BRCAの転写産物は、損傷したDNAを修復し、安定化する役割を担っています。そのため、変異によりBRCAが上手く機能しなくなると、DNAが適切に修復されず、細胞ががん化する可能性が高まります。

BRCA変異をもつがん患者さんは進行が早く、再発するリスクも高いことが知られており、BRCA変異陽性の患者さんに有効な治療法が求められていました。

BRCA陽性卵巣がんに対する治療薬

そこで開発されたのが、オラパリブです。

オラパリブは、poly(ADP)-ribosepolymerase(PARP)というDNA修復酵素を阻害する薬です。BRCAが2重鎖DNAを修復するのに対し、PARPは1重鎖DNAの修復に関わる酵素です。

オラパリブは、DNA修復経路に異常をきたしたがん細胞特異的に作用し、効果を発揮します。BRCA変異により2重鎖DNA修復が上手く機能していない状態の細胞に、さらに1重鎖DNA修復経路を阻害する薬が作用することにより、2つの修復機能が働かなくなり、細胞死を誘導すると考えられています。


写真はイメージです。 photo by pixabay

Olaparib Maintenance Therapy in Platinum-Sensitive Relapsed Ovarian Cancer」では、白金製剤感受性の再発性卵巣がん患者さんに維持療法としてオラパリブを投与し、有効性を検討しています。この論文では、白金製剤ベースの治療を2コース以上受け、部分奏功または完全奏功となった白金製剤感受性の再発高悪性度漿液性卵巣がん患者さんを対象に、オラパリブ(1回400mg、1日2回)投与群とプラセボ群に分け、無増悪生存期間について解析しています。

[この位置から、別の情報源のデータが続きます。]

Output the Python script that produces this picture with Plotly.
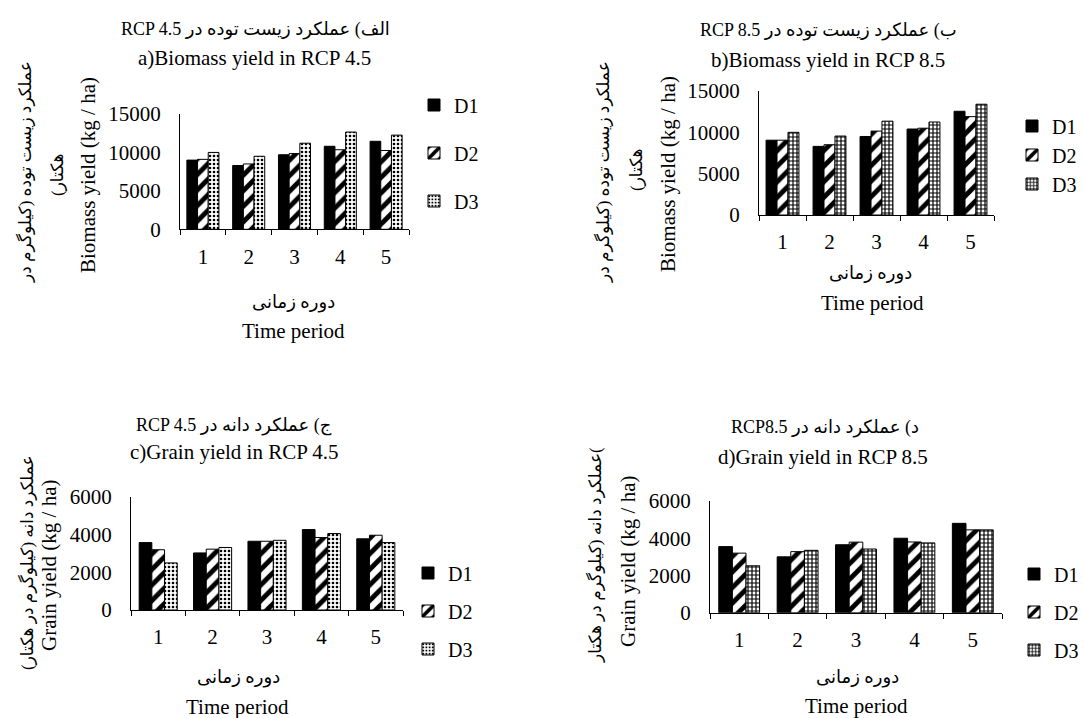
import plotly.graph_objects as go

W, H = 1084, 718

periods = ["1", "2", "3", "4", "5"]
series_names = ["D1", "D2", "D3"]

# a) Biomass yield RCP 4.5
bio45_D1 = [9000, 8300, 9700, 10800, 11450]
bio45_D2 = [9100, 8500, 9850, 10350, 10250]
bio45_D3 = [10000, 9500, 11200, 12650, 12250]
# b) Biomass yield RCP 8.5
bio85_D1 = [9050, 8300, 9500, 10400, 12550]
bio85_D2 = [9050, 8500, 10150, 10500, 11900]
bio85_D3 = [10000, 9550, 11350, 11250, 13400]
# c) Grain yield RCP 4.5
gr45_D1 = [3580, 3030, 3650, 4270, 3780]
gr45_D2 = [3200, 3230, 3650, 3850, 3970]
gr45_D3 = [2500, 3320, 3700, 4060, 3580]
# d) Grain yield RCP 8.5
gr85_D1 = [3550, 3000, 3650, 4000, 4800]
gr85_D2 = [3200, 3280, 3790, 3800, 4450]
gr85_D3 = [2520, 3350, 3420, 3750, 4450]

FONT = "Liberation Serif, DejaVu Sans, serif"
FS = 21      # latin text
FP = 17      # persian text
FT = 18      # mixed titles

def px(x):
    return x / W

def py(y):
    return 1 - y / H

panels = [
    dict(key="a", data=[bio45_D1, bio45_D2, bio45_D3], xd=(180, 409), yd=(114, 229.3),
         rng=15000, dt=5000, dot=".", legend="legend"),
    dict(key="b", data=[bio85_D1, bio85_D2, bio85_D3], xd=(759, 994), yd=(91, 215),
         rng=15000, dt=5000, dot="+", legend="legend2"),
    dict(key="c", data=[gr45_D1, gr45_D2, gr45_D3], xd=(131, 403), yd=(497, 610),
         rng=6000, dt=2000, dot=".", legend="legend3"),
    dict(key="d", data=[gr85_D1, gr85_D2, gr85_D3], xd=(710, 1002), yd=(501, 612.7),
         rng=6000, dt=2000, dot="+", legend="legend4"),
]

fig = go.Figure()
layout = {}
for i, p in enumerate(panels):
    n = "" if i == 0 else str(i + 1)
    xa, ya = "x" + n, "y" + n
    for j, (name, vals) in enumerate(zip(series_names, p["data"])):
        if j == 0:
            pattern = dict(shape="")
            color = "black"
        elif j == 1:
            pattern = dict(shape="/", bgcolor="white", fgcolor="black", size=11,
                           solidity=0.45, fillmode="replace")
            color = "white"
        else:
            if p["dot"] == ".":
                pattern = dict(shape=".", bgcolor="white", fgcolor="black", size=4,
                               solidity=0.35, fillmode="replace")
            else:
                pattern = dict(shape="+", bgcolor="white", fgcolor="black", size=4,
                               solidity=0.5, fillmode="replace")
            color = "white"
        fig.add_trace(go.Bar(
            x=periods, y=vals, name=name, xaxis=xa, yaxis=ya,
            legend=p["legend"], legendgroup=p["key"] + name,
            marker=dict(color=color, pattern=pattern,
                        line=dict(color="black", width=1)),
        ))
    layout["xaxis" + n] = dict(
        domain=[px(p["xd"][0]), px(p["xd"][1])], anchor=ya, type="category",
        range=[-0.5, 4.5], showline=True, linecolor="black", linewidth=1,
        ticks="outside", tickson="boundaries", ticklen=5, tickcolor="black",
        showgrid=False, tickfont=dict(family=FONT, size=FS, color="black"),
        ticklabelstandoff=8,
    )
    layout["yaxis" + n] = dict(
        domain=[py(p["yd"][1]), py(p["yd"][0])], anchor=xa,
        range=[0, p["rng"]], tickvals=list(range(0, p["rng"] + 1, p["dt"])),
        tickformat="d",
        showline=True, linecolor="black", linewidth=1, ticks="",
        showgrid=False, zeroline=False,
        tickfont=dict(family=FONT, size=FS, color="black"),
        ticklabelstandoff=14,
    )

# (left px, centre px of middle item, group gap)
legend_pos = {
    "legend": (414, 153, 19),
    "legend2": (1012, 155, 0),
    "legend3": (408, 611, 9),
    "legend4": (1014, 612, 9),
}
for k, (lx, ly, gap) in legend_pos.items():
    layout[k] = dict(x=px(lx), y=py(ly), xanchor="left", yanchor="middle",
                     bgcolor="rgba(0,0,0,0)", tracegroupgap=gap,
                     itemwidth=30, font=dict(family=FONT, size=20, color="black"))

RLE, PDF, LRM, RLM = "\u202B", "\u202C", "\u200E", "\u200F"

ann = []
def text(x, y, t, size, angle=0):
    ann.append(dict(x=px(x), y=py(y), xref="paper", yref="paper", text=t,
                    showarrow=False, textangle=angle, xanchor="center", yanchor="middle",
                    font=dict(family=FONT, size=size, color="black")))

# titles
text(255, 29, RLE + "الف) عملکرد زیست توده در RCP 4.5" + PDF, FT)
text(254, 58, "a)Biomass yield in RCP 4.5", FS)
text(828, 30, RLE + "ب) عملکرد زیست توده در RCP 8.5" + PDF, FT)
text(828, 60, "b)Biomass yield in RCP 8.5", FS)
text(234, 425, RLE + "ج) عملکرد دانه در RCP 4.5" + PDF, FT)
text(234, 452, "c)Grain yield in RCP 4.5", FS)
text(825, 427, RLE + "د) عملکرد دانه در RCP8.5" + PDF, FT)
text(823, 457, "d)Grain yield in RCP 8.5", FS)

# x-axis titles
text(293, 302, "دوره زمانی", FT)
text(293, 331, "Time period", FS)
text(870, 273, "دوره زمانی", FT)
text(872, 303, "Time period", FS)
text(238, 677, "دوره زمانی", FT)
text(237, 707, "Time period", FS)
text(857, 677, "دوره زمانی", FT)
text(856, 706, "Time period", FS)

# y-axis titles
text(25, 172, "عملکرد زیست توده (کیلوگرم در", FP, -90)
text(57, 175, "هکتار)" + RLM, FP, -90)
text(88, 175, "Biomass yield (kg / ha)", FS, -90)
text(603, 172, "عملکرد زیست توده (کیلوگرم در", FP, -90)
text(637, 170, "هکتار)" + RLM, FP, -90)
text(668, 174, "Biomass yield (kg / ha)", FS, -90)
text(27, 563, "عملکرد دانه (کیلوگرم در هکتار)" + RLM, FP, -90)
text(49, 566, "Grain yield (kg / ha)", FS, -90)
text(595, 555, RLM + ")عملکرد دانه (کیلوگرم در هکتار", FP, -90)
text(628, 562, "Grain yield (kg / ha)", FS, -90)

fig.update_layout(
    width=W, height=H, margin=dict(l=0, r=0, t=0, b=0, autoexpand=False),
    paper_bgcolor="white", plot_bgcolor="white",
    barmode="group", bargap=0.3, bargroupgap=0,
    showlegend=True, annotations=ann,
    font=dict(family=FONT, size=FS, color="black"),
    **layout,
)

fig.write_html(
    "out.html",
    config={"displayModeBar": False},
    post_script="document.body.style.margin='0';document.body.style.overflow='hidden';",
)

その結果、無増悪期間の中央値は、オラパリブ投与群で8.4か月、プラセボ群で4.8か月(増悪または死亡のハザード比0.35)となり、オラパリブ投与群で有意な無増悪期間延長がみられました。また、オラパリブ投与群で増悪リスクの低下がみられました。有害事象は、悪心、倦怠感、嘔吐、貧血がプラセボ群よりも高頻度でみられました。

これらの結果から、白金製剤感受性の再発高悪性度漿液性卵巣がんの維持療法にオラパリブの投与を行うことで、無増悪生存期間が改善することが示唆されました。

また、国際共同第lll相臨床試験(SOLO-2試験)では、BRCA 変異陽性白金製剤感受性の再発卵巣癌患者さんを対象に、オラパリブ投与(1回300mg、1日2回)とプラセボを比較したところ、無増悪生存期間の中央値19.1か月vs5.5か月という結果となり、オラパリブの無増悪生存期間の有意な延長がしめされました。

これらの研究報告から、欧米ではすでに、BRCA変異陽性の進行卵巣がんの治療薬として承認されています。日本でも、2017年3月に希少疾病用医薬品の指定を受け、今後の承認取得に期待が集まっています。

 

オラパリブはDNA修復経路に働く新機序の薬であり、今まで有効な治療法の乏しかったBRCA陽性卵巣がんの治療薬として、日本での承認も期待されています。卵巣がんの他にも、BRCA変異陽性の乳がんや前立腺がんに対する有効性も報告されており、今後の動向に注目です。